Anyway, my Eh, Good Enough knot turned out to be exactly as reliable as its name suggests, and we all stood in awe as, on my first cast, I launched that hula popper in a graceful arc about halfway across the lake. It would have been a beautiful cast, if only my line were still attached to it when it landed. So yeah, get a grownup for the knots.

Lesson two: Keep an eye on your fishing pole
At this point, my wife’s aunt suggested very directly that I take her paddle boat and go retrieve her lure from the middle of the lake where I’d flung it. I obliged, bringing along my pole under the misguided notion that I might have better luck catching a fish out in the middle of the lake. Because clearly the problem was water depth.

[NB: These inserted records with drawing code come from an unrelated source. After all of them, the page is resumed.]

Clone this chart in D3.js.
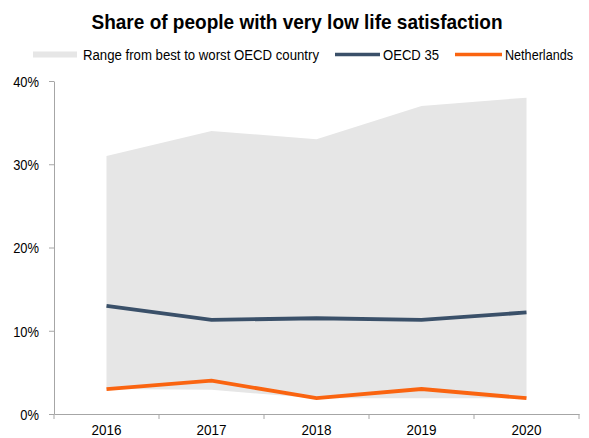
<!DOCTYPE html>
<meta charset="utf-8">
<script src="https://d3js.org/d3.v7.min.js"></script>
<body>
<div id="chart"></div>
<style>
 body { margin: 0; background: #fff; }
 text { font-family: "Liberation Sans", Arial, sans-serif; }
</style>
<script>
// data
var years = ["2016", "2017", "2018", "2019", "2020"];
var rangeHigh = [31, 34, 33, 37, 38];
var rangeLow = [3, 2.9, 1.9, 1.9, 1.9];
var oecd = [13, 11.3, 11.5, 11.3, 12.2];
var netherlands = [3, 4, 1.9, 3, 1.9];
var yTicks = [0, 10, 20, 30, 40];

var W = 589, H = 438;
var margin = {top: 81, right: 10, bottom: 24, left: 54};
var width = W - margin.left - margin.right,
    height = H - margin.top - margin.bottom;

var blue = "#3a5069", orange = "#fa6410";

var svg = d3.select("#chart").append("svg")
    .attr("width", W).attr("height", H);

// squeeze text to look like a narrow font
function narrow(sel, f) {
  sel.each(function() {
    var w = this.getComputedTextLength();
    d3.select(this).attr("textLength", w * f).attr("lengthAdjust", "spacingAndGlyphs");
  });
}

// title
svg.append("text")
    .attr("x", 297).attr("y", 29)
    .attr("text-anchor", "middle")
    .style("font-size", "20.5px").style("font-weight", "bold")
    .attr("textLength", 411).attr("lengthAdjust", "spacingAndGlyphs")
    .text("Share of people with very low life satisfaction");

// legend
var leg = svg.append("g").style("font-size", "14px");
leg.append("rect").attr("x", 33).attr("y", 51.5).attr("width", 44).attr("height", 6).attr("fill", "#e6e6e6");
leg.append("text").attr("x", 83).attr("y", 60).attr("textLength", 236).attr("lengthAdjust", "spacingAndGlyphs")
    .text("Range from best to worst OECD country");
leg.append("line").attr("x1", 335).attr("x2", 380).attr("y1", 54.5).attr("y2", 54.5).attr("stroke", blue).attr("stroke-width", 3.5);
leg.append("text").attr("x", 383).attr("y", 60).attr("textLength", 56).attr("lengthAdjust", "spacingAndGlyphs")
    .text("OECD 35");
leg.append("line").attr("x1", 455).attr("x2", 502).attr("y1", 54.5).attr("y2", 54.5).attr("stroke", orange).attr("stroke-width", 3.5);
leg.append("text").attr("x", 505).attr("y", 60).attr("textLength", 68).attr("lengthAdjust", "spacingAndGlyphs")
    .text("Netherlands");

var g = svg.append("g").attr("transform", "translate(" + margin.left + "," + margin.top + ")");

var x = d3.scaleBand().domain(years).range([0, width]);
var y = d3.scaleLinear().domain([0, 40]).range([height, 0]);
var cx = function(i) { return x(years[i]) + x.bandwidth() / 2; };

// range area
var area = d3.area()
    .x(function(d, i) { return cx(i); })
    .y0(function(d, i) { return y(rangeLow[i]); })
    .y1(function(d) { return y(d); });
g.append("path").datum(rangeHigh).attr("d", area).attr("fill", "#e6e6e6");

var line = d3.line().x(function(d, i) { return cx(i); }).y(function(d) { return y(d); });
g.append("path").datum(oecd).attr("d", line).attr("fill", "none")
    .attr("stroke", blue).attr("stroke-width", 3.8);
g.append("path").datum(netherlands).attr("d", line).attr("fill", "none")
    .attr("stroke", orange).attr("stroke-width", 3.8);

// y axis
var yAxis = g.append("g")
    .call(d3.axisLeft(y).tickValues(yTicks).tickSize(5).tickSizeOuter(0).tickFormat(function(d) { return d + "%"; }));
yAxis.select(".domain").attr("stroke", "#a6a6a6");
yAxis.selectAll(".tick line").attr("stroke", "#a6a6a6");
yAxis.selectAll(".tick text").attr("x", -15).attr("dy", "0.35em")
    .style("font-size", "15px").style("font-family", null).attr("fill", "#000")
    .call(narrow, 0.86);

// x axis with ticks between categories
var xAxis = g.append("g").attr("transform", "translate(0," + height + ")")
    .call(d3.axisBottom(x).tickSize(0).tickSizeOuter(0));
xAxis.select(".domain").attr("stroke", "#a6a6a6");
xAxis.selectAll(".tick text").attr("dy", "1.2em")
    .style("font-size", "15px").style("font-family", null).attr("fill", "#000")
    .call(narrow, 0.9);
xAxis.selectAll(".sep").data(years.concat(["end"])).enter().append("line")
    .attr("x1", function(d, i) { return i * x.bandwidth(); })
    .attr("x2", function(d, i) { return i * x.bandwidth(); })
    .attr("y1", 0).attr("y2", 5).attr("stroke", "#a6a6a6");
</script>
</body>
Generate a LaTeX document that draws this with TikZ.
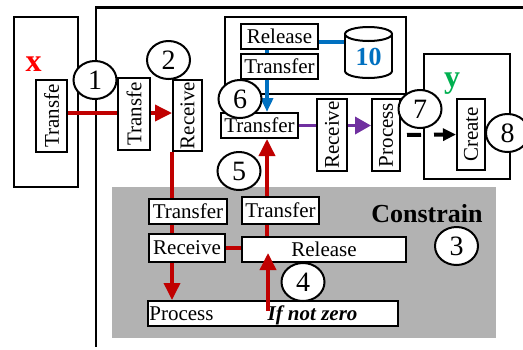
\documentclass[tikz,border=0pt]{standalone}
\usepackage{fontspec}
\setmainfont{Liberation Serif}
\usetikzlibrary{arrows.meta,positioning,shapes.geometric}
\definecolor{flowred}{HTML}{C00000}
\definecolor{flowblue}{HTML}{0070C0}
\definecolor{flowpurple}{HTML}{7030A0}
\definecolor{flowgreen}{HTML}{00B050}
\pgfdeclarelayer{back}
\pgfdeclarelayer{lines}
\pgfsetlayers{back,lines,main}
\tikzset{
  box/.style={draw, fill=white, line width=1pt, inner sep=1pt,
    font=\fontsize{10.5}{12}\selectfont},
  vbox/.style={box, rotate=90},
  num/.style={ellipse, draw, fill=white, line width=1pt, inner sep=0pt,
    minimum width=21.5pt, minimum height=19pt,
    font=\fontsize{14}{16}\selectfont},
  frame/.style={line width=1.1pt},
  redline/.style={flowred, line width=1.8pt},
  redarrow/.style={redline, -{Triangle[length=8.5pt,width=8pt]}},
}

\begin{document}
\begin{tikzpicture}[x=0.5pt,y=-0.5pt]
  \useasboundingbox (0,0) rectangle (523,349);
  % Frames and the grey constraint area
  \begin{pgfonlayer}{back}
    \fill[black!30] (112,187) rectangle (496,338);
    \draw[frame] (523,7.5) -- (96,7.5) -- (96,347);
    \draw[line width=1pt] (14,17) rectangle (78,187);
    \draw[line width=1pt] (225,17) rectangle (406,94);
    \draw[line width=1pt] (424,54) rectangle (510,179);
  \end{pgfonlayer}
  % Source x
  \node[text=red, font=\fontsize{16}{18}\selectfont\bfseries] (xlab) at (33.5,64) {x};
  \node[vbox, minimum width=36pt, minimum height=15.5pt] (tX) at (51.5,116) {Transfe};
  % Entry
  \node[vbox, minimum width=36pt, minimum height=16pt] (tA) at (134,114) {Transfe};
  \node[vbox, minimum width=35.5pt, minimum height=14.5pt] (rA) at (187.5,115.5) {Receive};
  % Store
  \node[box, minimum width=38.5pt, minimum height=12.5pt] (relA) at (279.5,36.5) {Release};
  \node[box, minimum width=38.5pt, minimum height=12.5pt] (trA) at (279.5,66.5) {Transfer};
  \filldraw[fill=white, line width=1pt] (368.5,71) ellipse [x radius=23.5, y radius=7];
  \fill[white] (345,34) rectangle (392,71);
  \draw[line width=1pt] (345,34) -- (345,71) (392,34) -- (392,71);
  \filldraw[fill=white, line width=1pt] (368.5,34) ellipse [x radius=23.5, y radius=7];
  \coordinate (db) at (345,42);
  \node[text=flowblue, font=\fontsize{13}{15}\selectfont\bfseries] (cnt) at (368.5,57) {10};
  % Main flow
  \node[box, minimum width=38.5pt, minimum height=12.5pt] (trB) at (259.5,125.5) {Transfer};
  \node[vbox, minimum width=36pt, minimum height=15pt] (rB) at (332,135) {Receive};
  \node[vbox, minimum width=36pt, minimum height=14pt] (pB) at (386,135) {Process};
  % Target y
  \node[text=flowgreen, font=\fontsize{16}{18}\selectfont\bfseries] (ylab) at (452,84) {y};
  \node[vbox, minimum width=35.5pt, minimum height=14pt] (cr) at (471,134.5) {Create};
  % Constraint
  \node[font=\fontsize{13}{15}\selectfont\bfseries] (cons) at (427,214) {Constrain};
  \node[box, minimum width=39pt, minimum height=12.5pt] (trC) at (188,211.5) {Transfer};
  \node[box, minimum width=38pt, minimum height=14pt] (rC) at (187,248) {Receive};
  \node[box, minimum width=38.5pt, minimum height=13.5pt] (trD) at (280.5,210.5) {Transfer};
  \node[box, minimum width=82pt, minimum height=12.5pt] (relB) at (324,249.5) {Release};
  \node[box, minimum width=125pt, minimum height=12.5pt] (pC) at (273,313.5) {};
  \node[anchor=west, inner sep=1pt, font=\fontsize{10.5}{12}\selectfont] (pCtext) at (pC.west) {Process};
  \node[font=\fontsize{10.5}{12}\selectfont\bfseries\itshape] (nztext) at (312.5,315) {If not zero};
  % Connectors
  \begin{pgfonlayer}{lines}
    \draw[redarrow] ([yshift=1.5pt]tX.south) -- ([yshift=1.5pt]tX.south -| rA.north);
    \draw[redline] (rA.north west) -- (rA.north west |- rC.north);
    \draw[redarrow] (rA.north west |- rC.south) -- (rA.north west |- pC.north);
    \draw[redline] (rC.east) -- (rC.east -| relB.west);
    \draw[redarrow] ([xshift=3.75pt]trB.south |- relB.north) -- ([xshift=3.75pt]trB.south);
    \draw[flowblue, line width=1.8pt] (db -| relA.east) -- (db);
    \draw[flowblue, line width=1.8pt, -{Triangle[length=7pt,width=6pt]}]
      ([xshift=-6.25pt]relA.south) -- ([xshift=-6.25pt]relA.south |- trB.north);
    \draw[flowpurple, line width=1.8pt, -{Triangle[length=8pt,width=8.5pt]}]
      (trB.east) -- (trB.east -| pB.north);
    \draw[line width=2pt, dash pattern=on 7pt off 6.5pt, dash phase=10.5pt,
      -{Triangle[length=6.5pt,width=6pt]}] (pB.south) -- (cr.north);
  \end{pgfonlayer}
  \coordinate (nz) at (268,311);
  \draw[redarrow] (nz) -- ++(0,-58);
  % Numbered marks
  \node[num] (c1) at (95,80) {1};
  \node[num] (c2) at (168.5,60) {2};
  \node[num] (c3) at (456.5,246) {3};
  \node[num] (c4) at (303,282) {4};
  \node[num] (c5) at (239,171) {5};
  \node[num] (c6) at (240,99) {6};
  \node[num] (c7) at (420,109) {7};
  \node[num] (c8) at (507.5,133) {8};
\end{tikzpicture}
\end{document}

I was about halfway out when I heard a commotion on the dock behind me. It turned out my son, who had never shown any interest in fishing but was suddenly proving to be annoyingly proficient with a fishing rod, had a bite. I should say, he had another bite as he’d already pulled in several sunfish. Furthermore, this bite turned out to be a two-pound northern pike that he was reeling in on his little sister’s toy Tinkerbell fishing pole, because regular poles were no longer challenging enough for him.

Now this, my only son’s first pike, was a moment I knew I had to be a part of (if only to make snide comments about how cute and little it was, as is a father’s right when he’s being outfished). I snapped up the hula popper, hoisted it into the paddleboat, and reversed course.

It was at that moment my fishing pole slid down into the passenger footwall of the paddleboat, where it was promptly snapped in half by the pedals. Not that it was doing me much good in one piece, but it was much easier to use in its unbroken condition.
So yeah, always know where your fishing pole is.

Lesson three: Seriously, have a grownup tie your knots
With what remained of my fishing pole, I made my way back to the dock. With all the professional knot tiers distracted by my son’s catch, it fell on me to hoist my ponderous bulk out of the paddleboat and tie it up (the boat, I mean, not my ponderous bulk). I think you can guess what happened next.

I don’t tend to favor the Eh, Good Enough knot when tying up a boat. In this instance, I’ll usually go with the standard “wrap the rope around a nearby pole 2-3 times, then tuck a loop of it somewhere, then pull another loop through that one, then kind of gamely tug at it a little bit” knot.

With the knots thus tugged for quality assurance purposes, I began the process of disembarking via getting as much of me on the dock as possible to reach equilibrium. That obviously failed, as there is quite a bit of me that needs to be on the dock for that to happen.
My knots quickly undone by my plentitude, the paddleboat started drifting away from the dock. That it was carrying my legs with it quickly became a problem for the majority of me that was still clinging to the dock.

With everyone on the far end of the dock, getting the net for my son’s prize catch, I bridged for what seemed like an eternity, stretched between an errant paddleboat and the dock. Somehow, I thought I might just have the core strength to pull that boat back, but it quickly became apparent that I did not.

And so, finally, I took the plunge. Like a mighty boulder hurled from the heavens, I crashed into the frigid waters of Lake Elora, taking with me my broken pole, my wife’s aunt’s paddleboat and hula popper, and one more thing:

Lesson four: Never keep your cell phone in your pocket when fishing
Seriously, just don’t.

All of this—me flinging a lure into the middle of the lake, breaking my pole to retrieve it, missing my son’s prize catch and finally falling in—happened in the span of about 10 minutes, it’s worth noting. But in those 10 minutes, I learned a lot about fishing. Specifically, I learned several very important lessons about how not to fish—lessons I used to finally catch a decent-sized bass and lessons I have now passed on to you.

Now go out there and make your own mistakes. It’s how great fishermen are made. Or in my case, semi-competent fishermen.